== WHAT THE EXERCISE ASKS ==
Images are not part of the copy; write out the rest of the data exactly as given.

== MATERIAL ==

## START

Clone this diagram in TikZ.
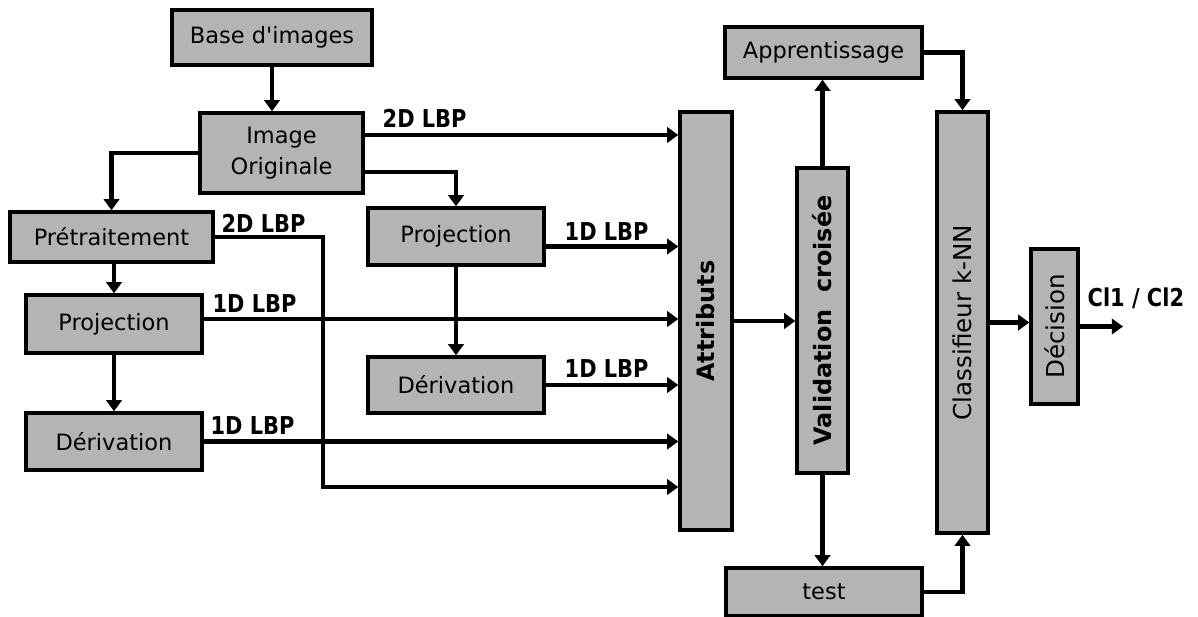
\documentclass[tikz,border=0pt]{standalone}
\usepackage{fontspec}
\setmainfont{DejaVu Sans}
\newfontfamily\lblfont[FakeStretch=0.85]{DejaVu Sans}
\usepackage{xcolor}
\definecolor{cBox}{HTML}{B4B4B4}
\usetikzlibrary{arrows.meta}

\begin{document}
\begin{tikzpicture}[
    x=0.025cm, y=-0.025cm,
    blockbox/.style={draw, line width=2.4pt, fill=cBox, align=center,
                     inner sep=2pt, font=\fontsize{16}{22}\selectfont},
    vbox/.style={blockbox, rotate=90, font=\fontsize{17.5}{20}\selectfont},
    vboldbox/.style={vbox, font=\bfseries\fontsize{17}{20}\selectfont},
    arr/.style={-{Triangle[length=8pt, width=11pt]}, line width=3.4pt},
    lbp/.style={font=\lblfont\bfseries\fontsize{17.5}{19}\selectfont,
                inner sep=1pt, anchor=south west}
]
\useasboundingbox (0,0) rectangle (1198,617);

% chaine de pretraitement
\node[blockbox, minimum width=5cm, minimum height=1.375cm] (base) at (272,37.5) {Base d\textquotesingle images};
\node[blockbox, minimum width=4.075cm, minimum height=2cm] (orig) at (281.5,153) {Image\\Originale};
\node[blockbox, minimum width=5.075cm, minimum height=1.25cm] (pretr) at (111.5,237) {Prétraitement};
\node[blockbox, minimum width=4.4cm, minimum height=1.45cm] (projL) at (114,324) {Projection};
\node[blockbox, minimum width=4.4cm, minimum height=1.425cm] (derivL) at (114,441.5) {Dérivation};
\node[blockbox, minimum width=4.4cm, minimum height=1.425cm] (projM) at (456,236.5) {Projection};
\node[blockbox, minimum width=4.4cm, minimum height=1.4cm] (derivM) at (456,385) {Dérivation};

% classification
\node[vboldbox, minimum width=10.45cm, minimum height=1.3cm] (attr) at (706,321) {Attributs};
\node[vboldbox, minimum width=7.625cm, minimum height=1.275cm] (valid) at (822.5,320.5) {Validation\ \ croisée};
\node[blockbox, minimum width=4.925cm, minimum height=1.275cm] (appr) at (823.5,52.5) {Apprentissage};
\node[blockbox, minimum width=4.9cm, minimum height=1.2cm] (test) at (824,592) {test};
\node[vbox, minimum width=10.525cm, minimum height=1.275cm] (knn) at (962.5,322.5) {Classifieur k-NN};
\node[vbox, minimum width=3.875cm, minimum height=1.175cm] (decis) at (1054.5,326.5) {Décision};

\coordinate (o2d) at ([yshift=0.45cm]orig.east);
\coordinate (oproj) at ([yshift=-0.475cm]orig.east);
\coordinate (bend2d) at (323,487);
\coordinate (pL) at ([yshift=0.125cm]projL.east);
\coordinate (pM) at ([yshift=-0.25cm]projM.east);
\coordinate (out) at (1123,326.5);

\draw[arr] (base.south) -- (base.south |- orig.north);
\draw[arr] (orig.west) -| (pretr.north);
\draw[arr] (pretr.south -| projL.north) -- (projL.north);
\draw[arr] (projL) -- (derivL);
\draw[arr] (oproj) -| (projM.north);
\draw[arr] (projM) -- (derivM);

\draw[arr] (o2d) -- (o2d -| attr.north);
\draw[arr] (pretr.east) -| (bend2d) -- (bend2d -| attr.north);
\draw[arr] (pL) -- (pL -| attr.north);
\draw[arr] (derivL.east) -- (derivL.east -| attr.north);
\draw[arr] (pM) -- (pM -| attr.north);
\draw[arr] (derivM.east) -- (derivM.east -| attr.north);

\draw[arr] (attr.south) -- (attr.south -| valid.north);
\draw[arr] (valid.east) -- (valid.east |- appr.south);
\draw[arr] (valid.west) -- (valid.west |- test.north);
\draw[arr] (appr.east) -| (knn.east);
\draw[arr] (test.east) -| (knn.west);
\draw[arr] (knn.south) -- (knn.south -| decis.north);
\draw[arr] (decis.south) -- (out);

% etiquettes
\node[lbp] (lbpOrig) at (381,129) {2D LBP};
\node[lbp] (lbpPretr) at (220,234) {2D LBP};
\node[lbp] (lbpProjL) at (211,314) {1D LBP};
\node[lbp] (lbpDerivL) at (209,436) {1D LBP};
\node[lbp] (lbpProjM) at (563,242) {1D LBP};
\node[lbp] (lbpDerivM) at (563,379) {1D LBP};
\node[lbp] (lbpOut) at (1086,310) {Cl1 / Cl2};
\end{tikzpicture}
\end{document}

## END

== FULL ANSWER ==
Clone this diagram in TikZ.
\documentclass[tikz,border=0pt]{standalone}
\usepackage{fontspec}
\setmainfont{DejaVu Sans}
\newfontfamily\lblfont[FakeStretch=0.85]{DejaVu Sans}
\usepackage{xcolor}
\definecolor{cBox}{HTML}{B4B4B4}
\usetikzlibrary{arrows.meta}

\begin{document}
\begin{tikzpicture}[
    x=0.025cm, y=-0.025cm,
    blockbox/.style={draw, line width=2.4pt, fill=cBox, align=center,
                     inner sep=2pt, font=\fontsize{16}{22}\selectfont},
    vbox/.style={blockbox, rotate=90, font=\fontsize{17.5}{20}\selectfont},
    vboldbox/.style={vbox, font=\bfseries\fontsize{17}{20}\selectfont},
    arr/.style={-{Triangle[length=8pt, width=11pt]}, line width=3.4pt},
    lbp/.style={font=\lblfont\bfseries\fontsize{17.5}{19}\selectfont,
                inner sep=1pt, anchor=south west}
]
\useasboundingbox (0,0) rectangle (1198,617);

% chaine de pretraitement
\node[blockbox, minimum width=5cm, minimum height=1.375cm] (base) at (272,37.5) {Base d\textquotesingle images};
\node[blockbox, minimum width=4.075cm, minimum height=2cm] (orig) at (281.5,153) {Image\\Originale};
\node[blockbox, minimum width=5.075cm, minimum height=1.25cm] (pretr) at (111.5,237) {Prétraitement};
\node[blockbox, minimum width=4.4cm, minimum height=1.45cm] (projL) at (114,324) {Projection};
\node[blockbox, minimum width=4.4cm, minimum height=1.425cm] (derivL) at (114,441.5) {Dérivation};
\node[blockbox, minimum width=4.4cm, minimum height=1.425cm] (projM) at (456,236.5) {Projection};
\node[blockbox, minimum width=4.4cm, minimum height=1.4cm] (derivM) at (456,385) {Dérivation};

% classification
\node[vboldbox, minimum width=10.45cm, minimum height=1.3cm] (attr) at (706,321) {Attributs};
\node[vboldbox, minimum width=7.625cm, minimum height=1.275cm] (valid) at (822.5,320.5) {Validation\ \ croisée};
\node[blockbox, minimum width=4.925cm, minimum height=1.275cm] (appr) at (823.5,52.5) {Apprentissage};
\node[blockbox, minimum width=4.9cm, minimum height=1.2cm] (test) at (824,592) {test};
\node[vbox, minimum width=10.525cm, minimum height=1.275cm] (knn) at (962.5,322.5) {Classifieur k-NN};
\node[vbox, minimum width=3.875cm, minimum height=1.175cm] (decis) at (1054.5,326.5) {Décision};

\coordinate (o2d) at ([yshift=0.45cm]orig.east);
\coordinate (oproj) at ([yshift=-0.475cm]orig.east);
\coordinate (bend2d) at (323,487);
\coordinate (pL) at ([yshift=0.125cm]projL.east);
\coordinate (pM) at ([yshift=-0.25cm]projM.east);
\coordinate (out) at (1123,326.5);

\draw[arr] (base.south) -- (base.south |- orig.north);
\draw[arr] (orig.west) -| (pretr.north);
\draw[arr] (pretr.south -| projL.north) -- (projL.north);
\draw[arr] (projL) -- (derivL);
\draw[arr] (oproj) -| (projM.north);
\draw[arr] (projM) -- (derivM);

\draw[arr] (o2d) -- (o2d -| attr.north);
\draw[arr] (pretr.east) -| (bend2d) -- (bend2d -| attr.north);
\draw[arr] (pL) -- (pL -| attr.north);
\draw[arr] (derivL.east) -- (derivL.east -| attr.north);
\draw[arr] (pM) -- (pM -| attr.north);
\draw[arr] (derivM.east) -- (derivM.east -| attr.north);

\draw[arr] (attr.south) -- (attr.south -| valid.north);
\draw[arr] (valid.east) -- (valid.east |- appr.south);
\draw[arr] (valid.west) -- (valid.west |- test.north);
\draw[arr] (appr.east) -| (knn.east);
\draw[arr] (test.east) -| (knn.west);
\draw[arr] (knn.south) -- (knn.south -| decis.north);
\draw[arr] (decis.south) -- (out);

% etiquettes
\node[lbp] (lbpOrig) at (381,129) {2D LBP};
\node[lbp] (lbpPretr) at (220,234) {2D LBP};
\node[lbp] (lbpProjL) at (211,314) {1D LBP};
\node[lbp] (lbpDerivL) at (209,436) {1D LBP};
\node[lbp] (lbpProjM) at (563,242) {1D LBP};
\node[lbp] (lbpDerivM) at (563,379) {1D LBP};
\node[lbp] (lbpOut) at (1086,310) {Cl1 / Cl2};
\end{tikzpicture}
\end{document}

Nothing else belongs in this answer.